Excerpt from Uganda: The Rise and Fall of Idi Amin (Compiled and Edited from Drum Magazine by Adam Seftel):

Uganda’s passage to independence was hampered by lack of national unity. Provincialism, threats of separatism, and the absence of a countrywide national movement inhibited Britain’s attempts to forge a united independent Uganda. The first nominally national party was the Uganda National Congress (UNC) formed in 1952 by Ignatius Musaazi. It was the first party to demand self-government from the colonial administration. However, the leadership of the UNC was of Buganda and although the party attempted to open branches in other parts of the country, it never became a mass nationalist movement.
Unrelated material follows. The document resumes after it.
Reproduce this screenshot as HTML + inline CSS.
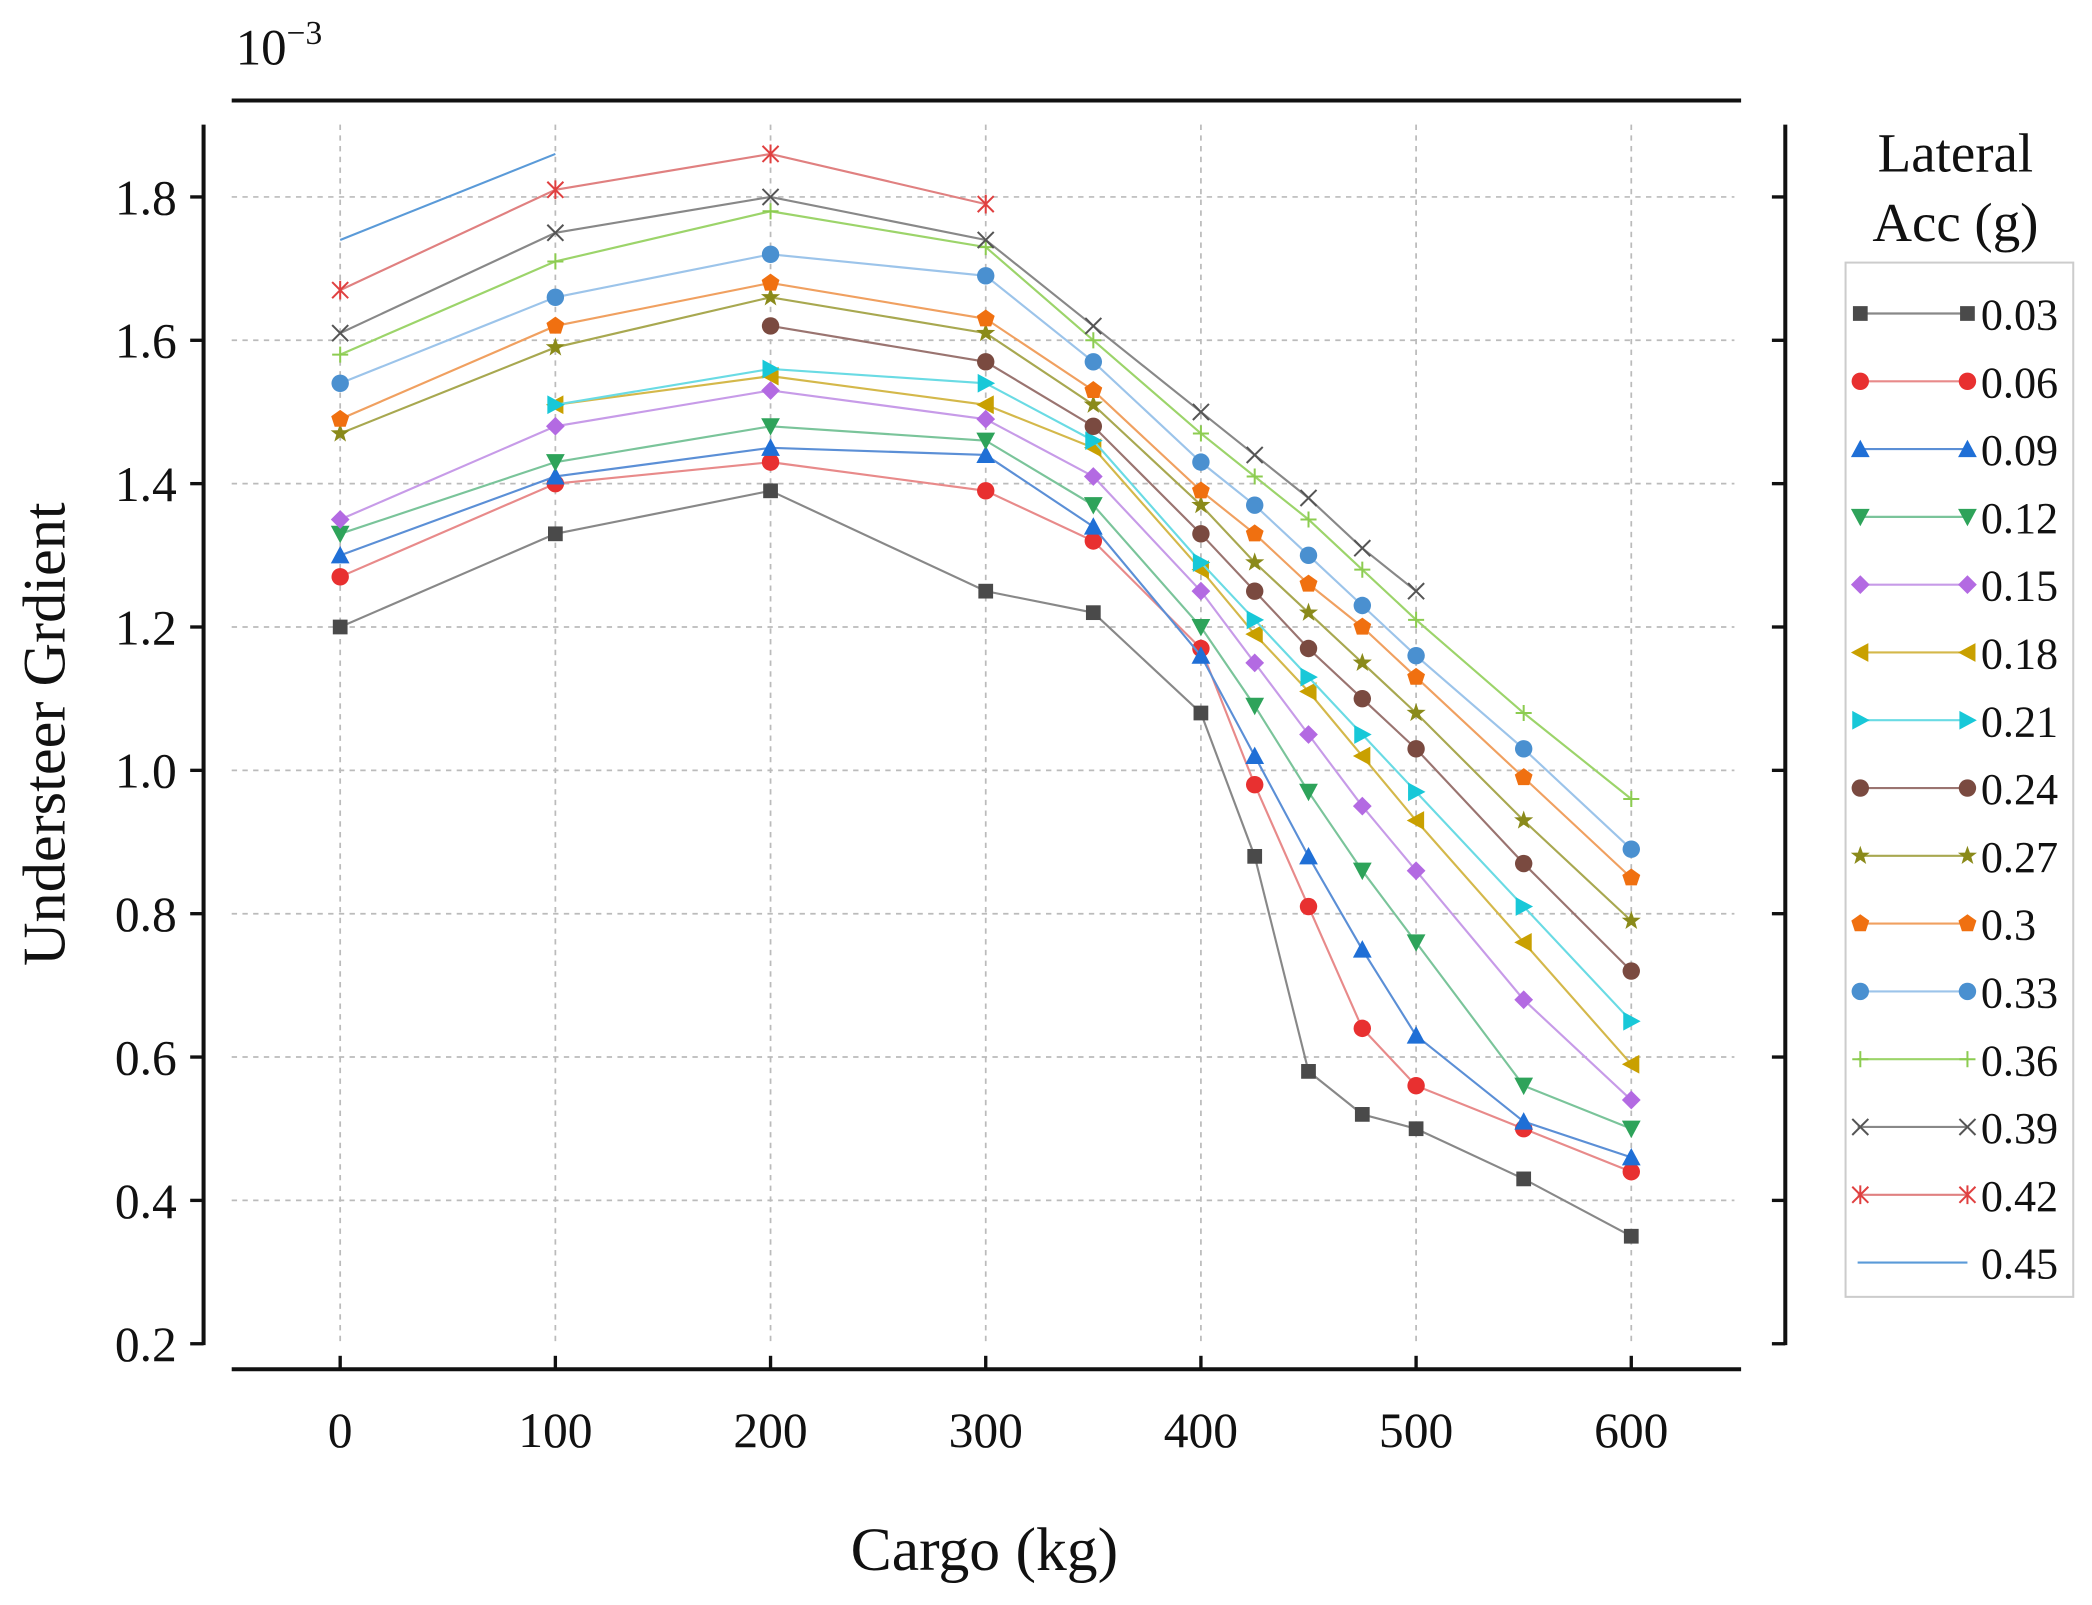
<!DOCTYPE html>
<html><head><meta charset="utf-8"><style>
html,body{margin:0;padding:0;background:#fff;}
svg{display:block;}
text{font-family:"Liberation Serif",serif;fill:#111;}
</style></head><body>
<svg id="s" width="2092" height="1605" viewBox="0 0 1562 1198" preserveAspectRatio="none" xmlns="http://www.w3.org/2000/svg">
<rect width="1562" height="1198" fill="#fff"/>
<g id="grid" stroke="#bbb" stroke-width="1.3" stroke-dasharray="4,4" fill="none"></g>
<g stroke="#111" stroke-width="3" fill="none">
<line x1="173" y1="75" x2="1300" y2="75"/>
<line x1="173" y1="1022" x2="1300" y2="1022"/>
<line x1="152" y1="93" x2="152" y2="1004"/>
<line x1="1333" y1="93" x2="1333" y2="1004"/>
</g>
<g id="ticks" stroke="#111" stroke-width="2.5"></g>
<g id="labels" font-size="37"></g>
<text x="176" y="48" font-size="38">10<tspan dy="-15" font-size="25">−3</tspan></text>
<text transform="translate(48,548) rotate(-90)" text-anchor="middle" font-size="45">Understeer Grdient</text>
<text x="735" y="1172" text-anchor="middle" font-size="46">Cargo (kg)</text>
<text x="1460" y="128" text-anchor="middle" font-size="41">Lateral</text>
<text x="1460" y="180" text-anchor="middle" font-size="41">Acc (g)</text>
<rect x="1378" y="196" width="170" height="772" fill="#fff" stroke="#ccc" stroke-width="1.5"/>
<g id="series"></g>
<g id="legend"></g>
</svg>
<script>
const NS="http://www.w3.org/2000/svg";
function el(p,t,a,txt){const e=document.createElementNS(NS,t);for(const k in a)e.setAttribute(k,a[k]);if(txt!=null)e.textContent=txt;p.appendChild(e);return e;}
const X=v=>254+v*(964/600), Y=v=>1003-(v-0.2)*535;
const grid=document.getElementById('grid'),ticks=document.getElementById('ticks'),labels=document.getElementById('labels');
for(let k=0;k<=6;k++){const x=X(k*100);el(grid,'line',{x1:x,y1:93,x2:x,y2:1003});el(ticks,'line',{x1:x,y1:1022,x2:x,y2:1012});el(labels,'text',{x:x,y:1080,'text-anchor':'middle'},String(k*100));}
for(let k=1;k<=9;k++){const v=k*0.2,y=Y(v);if(k>1)el(grid,'line',{x1:173,y1:y,x2:1295,y2:y});el(ticks,'line',{x1:142,y1:y,x2:152,y2:y});el(ticks,'line',{x1:1323,y1:y,x2:1333,y2:y});el(labels,'text',{x:132,y:y+13,'text-anchor':'end'},v.toFixed(1));}
const xs=[0,100,200,300,350,400,425,450,475,500,550,600];
const S=[
["0.03","#4a4a4a","#888","sq",[1.20,1.33,1.39,1.25,1.22,1.08,0.88,0.58,0.52,0.50,0.43,0.35]],
["0.06","#e83030","#e88a8a","ci",[1.27,1.40,1.43,1.39,1.32,1.17,0.98,0.81,0.64,0.56,0.50,0.44]],
["0.09","#1f6fd6","#5b8fd6","tu",[1.30,1.41,1.45,1.44,1.34,1.16,1.02,0.88,0.75,0.63,0.51,0.46]],
["0.12","#2ea35a","#7ac49a","td",[1.33,1.43,1.48,1.46,1.37,1.20,1.09,0.97,0.86,0.76,0.56,0.50]],
["0.15","#b36ae2","#c79be8","di",[1.35,1.48,1.53,1.49,1.41,1.25,1.15,1.05,0.95,0.86,0.68,0.54]],
["0.18","#c9a000","#d4b84a","tl",[null,1.51,1.55,1.51,1.45,1.28,1.19,1.11,1.02,0.93,0.76,0.59]],
["0.21","#18c8d8","#6adbe4","tr",[null,1.51,1.56,1.54,1.46,1.29,1.21,1.13,1.05,0.97,0.81,0.65]],
["0.24","#7a4a40","#9a7470","ci",[null,null,1.62,1.57,1.48,1.33,1.25,1.17,1.10,1.03,0.87,0.72]],
["0.27","#8a8a1a","#a8a850","st",[1.47,1.59,1.66,1.61,1.51,1.37,1.29,1.22,1.15,1.08,0.93,0.79]],
["0.3","#f07010","#f0a060","pe",[1.49,1.62,1.68,1.63,1.53,1.39,1.33,1.26,1.20,1.13,0.99,0.85]],
["0.33","#4a90d0","#9cc4ea","ci",[1.54,1.66,1.72,1.69,1.57,1.43,1.37,1.30,1.23,1.16,1.03,0.89]],
["0.36","#8ccc50","#9cd46a","pl",[1.58,1.71,1.78,1.73,1.60,1.47,1.41,1.35,1.28,1.21,1.08,0.96]],
["0.39","#555","#888","xx",[1.61,1.75,1.80,1.74,1.62,1.50,1.44,1.38,1.31,1.25,null,null]],
["0.42","#e04040","#e08080","as",[1.67,1.81,1.86,1.79,null,null,null,null,null,null,null,null]],
["0.45","#5a9ad8","#5a9ad8","no",[1.74,1.86,null,null,null,null,null,null,null,null,null,null]]];
function mk(g,t,x,y,c){const r=6.5;
switch(t){
case"sq":el(g,'rect',{x:x-5.5,y:y-5.5,width:11,height:11,fill:c});break;
case"ci":el(g,'circle',{cx:x,cy:y,r:r,fill:c});break;
case"tu":el(g,'polygon',{points:`${x},${y-7} ${x-7},${y+6} ${x+7},${y+6}`,fill:c});break;
case"td":el(g,'polygon',{points:`${x},${y+7} ${x-7},${y-6} ${x+7},${y-6}`,fill:c});break;
case"tl":el(g,'polygon',{points:`${x-7},${y} ${x+6},${y-7} ${x+6},${y+7}`,fill:c});break;
case"tr":el(g,'polygon',{points:`${x+7},${y} ${x-6},${y-7} ${x-6},${y+7}`,fill:c});break;
case"di":el(g,'polygon',{points:`${x},${y-7} ${x+7},${y} ${x},${y+7} ${x-7},${y}`,fill:c});break;
case"pe":{let p=[];for(let i=0;i<5;i++){const a=-Math.PI/2+i*2*Math.PI/5;p.push((x+7*Math.cos(a)).toFixed(1)+","+(y+7*Math.sin(a)).toFixed(1));}el(g,'polygon',{points:p.join(" "),fill:c});break;}
case"st":{let p=[];for(let i=0;i<10;i++){const a=-Math.PI/2+i*Math.PI/5,rr=i%2?3:7.5;p.push((x+rr*Math.cos(a)).toFixed(1)+","+(y+rr*Math.sin(a)).toFixed(1));}el(g,'polygon',{points:p.join(" "),fill:c});break;}
case"pl":el(g,'path',{d:`M${x-6} ${y}H${x+6}M${x} ${y-6}V${y+6}`,stroke:c,'stroke-width':1.5});break;
case"xx":el(g,'path',{d:`M${x-6} ${y-6}L${x+6} ${y+6}M${x+6} ${y-6}L${x-6} ${y+6}`,stroke:c,'stroke-width':1.5});break;
case"as":el(g,'path',{d:`M${x-6} ${y-6}L${x+6} ${y+6}M${x+6} ${y-6}L${x-6} ${y+6}M${x} ${y-7}V${y+7}`,stroke:c,'stroke-width':1.5});break;
}}
const sg=document.getElementById('series'),lg=document.getElementById('legend');
S.forEach((s,i)=>{const[n,c,lc,t,d]=s;let pts=[];d.forEach((v,j)=>{if(v!=null)pts.push([X(xs[j]),Y(v)]);});
el(sg,'polyline',{points:pts.map(p=>p.join(",")).join(" "),fill:"none",stroke:lc,'stroke-width':1.6});
pts.forEach(p=>mk(sg,t,p[0],p[1],c));
const y=234+i*50.6;el(lg,'line',{x1:1387,y1:y,x2:1469,y2:y,stroke:lc,'stroke-width':1.6});
if(t!="no"){mk(lg,t,1389,y,c);mk(lg,t,1469,y,c);}
el(lg,'text',{x:1479,y:y+12,'font-size':33},n);});
</script>
</body></html>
In 1959 the UNC was split into two factions, one of which was led by Apollo Milton Obote.

In 1954 the Democratic Party (DP) was formed. The main objective of the DP was to promote the political interests of the Roman Catholic community in Uganda. The DP did manage to become a national party, and at independence it was one of Uganda’s most important parties. In 1960 Obote’s faction of the UNC merged with a non-Baganda movement, the Uganda Peoples’ Union, to form the Uganda People’s Congress (UPC) under Obote’s leadership. The UPC aspired to be a genuine national party, but in practice it drew its support from the Protestant and Muslim communities.
 
Our country is rooted in factionalism, rather than collectivism; in sentiments, rather than practical ideologies; in emotions, rather than logic. In 1994 Uganda had 39 districts. Now we have 111 plus Kampala which is a city. Although more and more districts have been created on the pretext of “bringing services closer to the people”, in practice it is sections pulling away from the whole for selfish gains of some individuals. In his paper, Patronage, District Creation and Reform in Uganda, Elliott Green argues that “the recent creation of new districts in Uganda can primarily be explained by the need for President Museveni’s government to create political patronage. The new districts, Elliott says, have helped Museveni to continue to win elections.
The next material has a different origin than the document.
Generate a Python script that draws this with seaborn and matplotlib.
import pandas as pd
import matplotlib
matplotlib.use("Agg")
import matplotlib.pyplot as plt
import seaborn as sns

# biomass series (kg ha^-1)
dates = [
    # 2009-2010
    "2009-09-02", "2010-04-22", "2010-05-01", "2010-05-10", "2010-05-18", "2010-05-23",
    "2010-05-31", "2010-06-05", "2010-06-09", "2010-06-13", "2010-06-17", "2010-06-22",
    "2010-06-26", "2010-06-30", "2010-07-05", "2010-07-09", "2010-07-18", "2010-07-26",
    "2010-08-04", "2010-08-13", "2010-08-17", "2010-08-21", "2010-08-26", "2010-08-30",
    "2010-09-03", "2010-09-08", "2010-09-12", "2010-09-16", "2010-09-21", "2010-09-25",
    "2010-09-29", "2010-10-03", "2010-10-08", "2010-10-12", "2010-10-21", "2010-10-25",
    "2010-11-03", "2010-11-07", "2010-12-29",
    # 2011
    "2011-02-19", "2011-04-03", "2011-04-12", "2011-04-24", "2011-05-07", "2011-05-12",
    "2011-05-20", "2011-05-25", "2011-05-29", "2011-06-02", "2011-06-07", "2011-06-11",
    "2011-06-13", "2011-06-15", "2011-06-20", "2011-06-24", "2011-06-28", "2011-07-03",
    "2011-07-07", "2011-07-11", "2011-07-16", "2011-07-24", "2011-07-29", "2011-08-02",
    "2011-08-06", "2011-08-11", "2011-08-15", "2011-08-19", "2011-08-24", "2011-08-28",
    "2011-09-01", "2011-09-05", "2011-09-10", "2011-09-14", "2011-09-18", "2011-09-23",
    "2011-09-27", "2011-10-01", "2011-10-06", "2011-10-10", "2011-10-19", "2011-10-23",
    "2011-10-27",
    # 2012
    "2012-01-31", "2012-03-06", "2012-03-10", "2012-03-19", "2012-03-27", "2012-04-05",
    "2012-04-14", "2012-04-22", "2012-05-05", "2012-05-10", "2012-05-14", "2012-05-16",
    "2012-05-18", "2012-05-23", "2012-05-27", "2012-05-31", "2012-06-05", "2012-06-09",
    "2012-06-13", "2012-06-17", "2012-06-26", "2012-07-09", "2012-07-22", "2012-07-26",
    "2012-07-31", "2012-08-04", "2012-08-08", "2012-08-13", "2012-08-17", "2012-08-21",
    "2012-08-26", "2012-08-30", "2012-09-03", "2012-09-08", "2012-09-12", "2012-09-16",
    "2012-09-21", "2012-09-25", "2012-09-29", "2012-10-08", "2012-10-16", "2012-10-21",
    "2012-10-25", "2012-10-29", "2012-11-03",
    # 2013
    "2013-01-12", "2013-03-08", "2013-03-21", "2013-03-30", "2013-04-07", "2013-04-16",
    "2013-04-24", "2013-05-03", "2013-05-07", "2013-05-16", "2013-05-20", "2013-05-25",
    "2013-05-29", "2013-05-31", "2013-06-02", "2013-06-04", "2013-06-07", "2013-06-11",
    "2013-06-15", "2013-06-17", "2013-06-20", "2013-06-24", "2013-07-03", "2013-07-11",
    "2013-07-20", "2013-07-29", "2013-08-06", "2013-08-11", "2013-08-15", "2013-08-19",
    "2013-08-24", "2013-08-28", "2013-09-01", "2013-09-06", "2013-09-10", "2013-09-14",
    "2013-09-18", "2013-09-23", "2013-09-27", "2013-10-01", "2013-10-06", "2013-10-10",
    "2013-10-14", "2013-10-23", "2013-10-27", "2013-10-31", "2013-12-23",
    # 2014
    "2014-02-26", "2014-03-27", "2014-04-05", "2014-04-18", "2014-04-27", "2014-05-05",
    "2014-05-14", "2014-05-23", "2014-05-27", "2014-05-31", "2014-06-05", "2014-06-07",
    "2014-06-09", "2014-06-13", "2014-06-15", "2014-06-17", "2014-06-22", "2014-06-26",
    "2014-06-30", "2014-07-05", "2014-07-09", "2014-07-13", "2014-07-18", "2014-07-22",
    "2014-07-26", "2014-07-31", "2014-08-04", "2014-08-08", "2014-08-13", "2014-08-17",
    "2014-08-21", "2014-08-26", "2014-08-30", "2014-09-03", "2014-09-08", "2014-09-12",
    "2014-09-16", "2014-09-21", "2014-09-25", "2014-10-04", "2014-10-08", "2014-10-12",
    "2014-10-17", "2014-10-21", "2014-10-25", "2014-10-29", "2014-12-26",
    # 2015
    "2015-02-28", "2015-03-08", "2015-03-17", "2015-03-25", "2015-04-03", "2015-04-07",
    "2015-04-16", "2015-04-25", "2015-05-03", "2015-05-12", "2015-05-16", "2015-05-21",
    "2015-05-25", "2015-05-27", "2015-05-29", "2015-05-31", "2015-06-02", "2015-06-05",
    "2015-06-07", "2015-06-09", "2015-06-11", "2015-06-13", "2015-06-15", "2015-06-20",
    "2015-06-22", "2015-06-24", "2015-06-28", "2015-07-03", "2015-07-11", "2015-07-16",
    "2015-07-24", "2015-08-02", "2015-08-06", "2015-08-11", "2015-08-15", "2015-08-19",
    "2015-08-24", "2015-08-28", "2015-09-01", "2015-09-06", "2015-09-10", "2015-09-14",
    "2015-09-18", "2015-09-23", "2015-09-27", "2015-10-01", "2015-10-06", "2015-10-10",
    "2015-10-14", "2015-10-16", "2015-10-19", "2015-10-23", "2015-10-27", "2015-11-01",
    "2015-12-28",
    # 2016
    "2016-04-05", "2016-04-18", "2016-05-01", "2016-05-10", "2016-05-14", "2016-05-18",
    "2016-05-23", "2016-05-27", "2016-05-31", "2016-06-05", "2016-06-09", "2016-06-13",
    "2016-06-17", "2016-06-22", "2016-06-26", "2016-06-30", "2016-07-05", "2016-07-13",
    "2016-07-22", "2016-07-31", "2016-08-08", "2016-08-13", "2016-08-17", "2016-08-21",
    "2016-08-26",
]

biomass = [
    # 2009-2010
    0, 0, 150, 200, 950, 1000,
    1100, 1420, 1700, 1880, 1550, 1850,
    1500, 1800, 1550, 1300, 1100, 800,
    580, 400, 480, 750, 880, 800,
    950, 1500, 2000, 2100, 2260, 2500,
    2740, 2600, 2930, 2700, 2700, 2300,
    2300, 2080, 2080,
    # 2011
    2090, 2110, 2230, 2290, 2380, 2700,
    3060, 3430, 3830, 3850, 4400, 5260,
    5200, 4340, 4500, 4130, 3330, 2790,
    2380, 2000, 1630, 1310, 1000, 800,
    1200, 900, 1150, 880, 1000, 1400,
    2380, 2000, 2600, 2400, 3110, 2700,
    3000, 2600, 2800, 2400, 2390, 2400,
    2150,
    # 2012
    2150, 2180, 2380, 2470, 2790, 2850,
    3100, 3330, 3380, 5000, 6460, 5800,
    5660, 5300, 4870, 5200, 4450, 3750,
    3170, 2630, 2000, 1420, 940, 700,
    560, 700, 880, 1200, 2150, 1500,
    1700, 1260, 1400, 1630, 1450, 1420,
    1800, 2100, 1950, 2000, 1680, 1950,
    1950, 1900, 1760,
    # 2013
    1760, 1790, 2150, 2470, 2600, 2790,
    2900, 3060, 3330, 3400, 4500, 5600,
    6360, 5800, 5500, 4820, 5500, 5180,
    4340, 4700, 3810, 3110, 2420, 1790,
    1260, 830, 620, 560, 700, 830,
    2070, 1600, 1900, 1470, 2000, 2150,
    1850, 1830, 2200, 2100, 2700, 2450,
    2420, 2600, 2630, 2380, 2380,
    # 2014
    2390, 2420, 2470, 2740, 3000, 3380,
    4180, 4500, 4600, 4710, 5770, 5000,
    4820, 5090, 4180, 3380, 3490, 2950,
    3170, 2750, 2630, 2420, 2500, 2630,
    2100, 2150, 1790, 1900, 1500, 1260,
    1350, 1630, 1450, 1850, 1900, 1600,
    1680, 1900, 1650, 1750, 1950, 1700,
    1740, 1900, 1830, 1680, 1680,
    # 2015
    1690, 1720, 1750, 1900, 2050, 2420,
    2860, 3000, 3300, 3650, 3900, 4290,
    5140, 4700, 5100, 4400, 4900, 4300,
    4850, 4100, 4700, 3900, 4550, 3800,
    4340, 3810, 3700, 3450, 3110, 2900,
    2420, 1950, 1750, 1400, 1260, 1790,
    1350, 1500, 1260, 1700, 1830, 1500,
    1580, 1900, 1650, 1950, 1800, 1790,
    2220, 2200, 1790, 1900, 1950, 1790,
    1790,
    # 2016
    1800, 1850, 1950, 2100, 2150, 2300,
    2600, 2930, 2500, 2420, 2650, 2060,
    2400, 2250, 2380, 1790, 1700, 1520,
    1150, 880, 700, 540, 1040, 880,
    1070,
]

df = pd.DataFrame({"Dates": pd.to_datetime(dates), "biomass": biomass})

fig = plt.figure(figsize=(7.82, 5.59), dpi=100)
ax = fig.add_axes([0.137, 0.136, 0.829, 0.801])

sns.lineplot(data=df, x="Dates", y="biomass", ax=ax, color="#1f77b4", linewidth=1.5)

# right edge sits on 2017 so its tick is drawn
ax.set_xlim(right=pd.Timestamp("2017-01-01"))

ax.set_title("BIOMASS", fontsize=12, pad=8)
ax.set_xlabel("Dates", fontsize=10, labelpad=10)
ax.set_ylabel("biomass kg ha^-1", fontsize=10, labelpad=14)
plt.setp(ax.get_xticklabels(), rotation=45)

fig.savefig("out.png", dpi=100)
Considering what is on the ground, with crippled educations services, poor health service delivery, and a failing rural agricultural economy, there is little evidence that the creation of new districts has improved social service delivery in Uganda. It has, instead, created new political jobs, increasing the wedge burden of a struggling national economy. At the local level, depletion of natural resources such as forests has increased as power wielding individuals down on them to quench their financial thirst.  

With this kind of factionalism, working exactly in the opposite of national building, it is not surprising that Uganda is stunted.

If Uganda has to develop, all tendencies of factionalism, most importantly, discriminative ideologies such as religion and tribe, must be taken out of Uganda’s politics. After 50 years of following what doesn’t work, we have no choice but to establish a new system simply based on human dignity.